?The Federal Government has released exposure draft legislation to amend the ESS rules as foreshadowed in their October 2014 announcement, see our earlier update.

When enacted, the changes will take effect for shares and options granted on or after 1 July 2015. The changes do not apply to existing ESS interests that are unvested at that time.

In short, the proposed changes will:

  • Reverse the law changes that were made in 2009 to the tax treatment of options;
  • introduce new concessions for employees of start-up companies;
  • provide updated tables to value options for tax purposes; and
  • permit the ATO to work with industry to develop safe harbour valuation methods supported by standardised documentation.

Options and shares generally - changes for all companies 

Tax on exercise, not vesting for options

The main impact of the changes for non-start-up companies is on options (or ‘rights to acquire shares’).  Currently, employees may be subject to tax on their options once they vest which may be at a time well before they are exercised, leaving employees to find a way to fund the tax liability on the options. 

For options granted on or after 1 July 2015, employees will only be taxed once they actually exercise their options and are not subject to any sale restrictions on the shares acquired on exercise.

Changes to tax deferral conditions

Importantly, for tax deferral, a real risk of losing the option will no longer be required to defer tax.

The rules will also be amended to allow a tax deferral of up to 15 years from the date of acquisition of shares or options (up from the existing 7 year deferral).

Currently, employees who hold more than 5% of the company are not entitled to tax deferral.  From 1 July 2015, that threshold will increase to 10%, although the rules will require employees to also count any shares that may be acquired on exercise of options that are granted in that 10% threshold.

Refunds on tax where options lapse

Finally, in a case where options have not been exercised, but an employee triggers a taxing point by leaving employment, and subsequently chooses not to exercise the option because it is ‘underwater’ (the exercise price is more than the market value of the share that can be acquired on exercise), the rules allow the employee to apply for a refund of the tax previously paid when they left the employer.   Under the current rules, employees are not entitled to a refund of tax simply because they choose to allow an option to lapse because it is underwater.

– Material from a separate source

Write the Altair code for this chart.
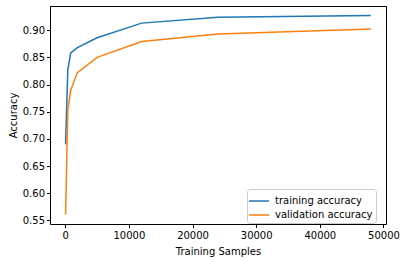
import altair as alt
import pandas as pd

samples = [50, 400, 850, 1900, 5000, 12000, 24000, 48000]
train_acc = [0.690, 0.827, 0.858, 0.868, 0.886, 0.913, 0.924, 0.927]
val_acc = [0.561, 0.753, 0.789, 0.822, 0.850, 0.879, 0.893, 0.902]
series = ["training accuracy", "validation accuracy"]
colors = ["#1f77b4", "#ff7f0e"]
x_ticks = [0, 10000, 20000, 30000, 40000, 50000]
y_ticks = [0.55, 0.60, 0.65, 0.70, 0.75, 0.80, 0.85, 0.90]

rows = []
for s, vals in zip(series, [train_acc, val_acc]):
    for i, (x, y) in enumerate(zip(samples, vals)):
        rows.append({"samples": x, "acc": y, "series": s, "order": i})
df = pd.DataFrame(rows)

font = "DejaVu Sans"

chart = alt.Chart(df).mark_line(strokeWidth=1.5).encode(
    x=alt.X("samples:Q", title="Training Samples",
            scale=alt.Scale(domain=[-2400, 50400], nice=False, zero=False),
            axis=alt.Axis(values=x_ticks, format="d", grid=False, domain=False,
                          tickColor="black", tickSize=3.5, labelPadding=3,
                          labelFontSize=10, labelColor="black", labelFont=font,
                          titleFont=font, titleFontSize=10, titleFontWeight="normal",
                          titleColor="black", titlePadding=6)),
    y=alt.Y("acc:Q", title="Accuracy",
            scale=alt.Scale(domain=[0.5435, 0.9445], nice=False, zero=False),
            axis=alt.Axis(values=y_ticks, format=".2f", grid=False, domain=False,
                          tickColor="black", tickSize=3.5, labelPadding=2,
                          labelFontSize=10, labelColor="black", labelFont=font,
                          titleFont=font, titleFontSize=10, titleFontWeight="normal",
                          titleColor="black", titlePadding=4)),
    color=alt.Color("series:N", scale=alt.Scale(domain=series, range=colors),
                    legend=alt.Legend(title=None, orient="none", legendX=197, legendY=183,
                                      symbolType="M-1.25,0H1.25", symbolStrokeWidth=1.5,
                                      symbolSize=256, symbolOffset=0, labelOffset=7,
                                      labelFont=font, labelFontSize=10,
                                      labelColor="black", strokeColor="#cccccc",
                                      fillColor="white", padding=3, cornerRadius=3,
                                      rowPadding=0)),
    order="order:O",
).properties(
    width=336, height=218,
    padding={"left": 50, "top": 6, "right": 19, "bottom": 38},
    autosize=alt.AutoSizeParams(type="none"),
).configure_view(stroke="black", strokeWidth=1)

chart.save("out.html", embed_options={"renderer": "svg", "actions": False})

Options and shares - start-up companies

Who is a ‘start-up’?

The new concessions are available to employees of start-up companies that are unlisted, have been incorporated for less than 10 years and have ‘aggregated turnover’ of less than A$50 million. The tests need to be applied on a group basis and include holding companies that own at least 50% in the start-up.

Conditions for Plan to qualify

In order to qualify for the start-up concession, the Plan must have certain conditions, being:

  • If shares are offered, they can only be offered at a discount of less than 15% of their market value;
  • in the case of options, the exercise price must be at least equal to the market value of the share at the time the option is granted; andn the case of options, the exercise price must be at least equal to the market value of the share at the time the option is granted; and
  • the options or shares must be subject to a three year holding period that can only be broken  if employment ends before the three year period.

The concession for employees

If the conditions are met, the employee is subject to tax under the CGT rules (for which the CGT may be available) and will only pay tax on disposal of the shares.

Comments

The proposed amendments are largely consistent with the Government announcement made late last year and are to be applauded.  While the ESS rules intended to provide a statutory regime for the taxation of ESS interests, good policy dictated that they should not hamper or restrict the offer of such interests to employees which has been the case for many corporates.

Nonetheless, and while the draft is subject to further consultation, corporates and their advisers should consider the following:

  • whether the concessions give rise to any better tax treatment for employees than other alternatives, such as loan funded share plan arrangements (CGT treatment and tax only on disposal), will require some further comparison between these alternative scheme types;
  • some corporates may not be able to meet the definition of a ‘start-up’ (including listed  companies) and should consider whether they should wait for 1 July or implement a loan share plan now in order to reward and ‘lock-in’ their key employees; 
  • the grouping and aggregation rules are complex and may require companies to do detailed analysis to confirm whether they qualify as a ‘start-up’; and
  • even though shares and options are more tax efficient post-30 June 2015, companies need to remember that there are various Corporations Act requirements regarding licensing, fundraising and disclosure documents that still need to be considered as part of any grant of equity to employees.